Hickey & Ftzel are the meat men. They are enjoying a nice trade which they have built up by their fair treatment to their customers. They carry a fine line of meats.

D. Tempest & Co. and B. O'Donnell carry a full line of hardware and implements. They are hustlers and are doing a good business.

Mangen & Voss run the bowling alley and shooting galley; also carry a nice line of choice cigars.

F. J. Bracelin has charge of the city scales which he operates to the best interests of all of his customers.

The Wallace House is the leading hotel under the personal supervision of C. F. Buente. He runs a model house and his table and cuisine cannot be excelled.

G. L. Deiter and J. B. Dougherty are the two barbers who look after their customers in first-class fashion. They both run a pool room in connection.

W. J. Beck runs one of the finest furniture houses in the west and carries an elegant stock. He is also an undertaker and carries a line of harness.

Pater & Lock are the liverymen who have good outfits and are always in demand as the traveling public know a good thing when they see it. They are hustlers and enjoy a large patronage.

The shoe repairing is done by T. M. Powers, who does his work quick and first-class.

J. W. Kelly and R. Brockelsby are the blacksmiths who do first-class work and have a reputation of being number one horseshoers.

The Northern Grain Co., operates the elevator with Mr. J. P. Fitch as manager. They buy all kinds of grain at highest market prices. The Vail Milling Co. under the management of Thos. Adams is doing an extensive business in their flour, as their goods are well known all over the county.

Tom Adams, E. J. Hoffman, M. J. Kane and M. T. Kane are stock buyers. They are jolly fellows and do a good business and they pay the highest price for all kinds of stock.

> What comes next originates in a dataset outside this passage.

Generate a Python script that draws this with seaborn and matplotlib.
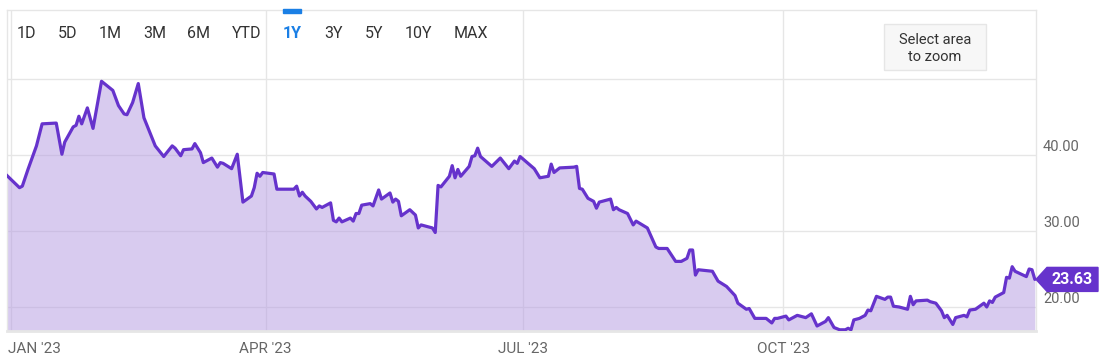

M. J. Mitchel and L. Hulce are the draymen who do all the hauling and transferring with safety and dispatch. They are nice, accommodating gentlemen.

Last but not least comes Mr. J. P. Smith, the cheerful agent of the C & N. W. Railroad who is always on the lookout for business. He is a jolly fellow and always ready to serve the public.

Too much cannot be said about the school facilities which rank with the best in the state. The Saint Ann Academy is under the personal supervision of the Sisters of Charity. The public school is presided over by Prof. M. B. Taylor and three assistant teachers. School opened September 1.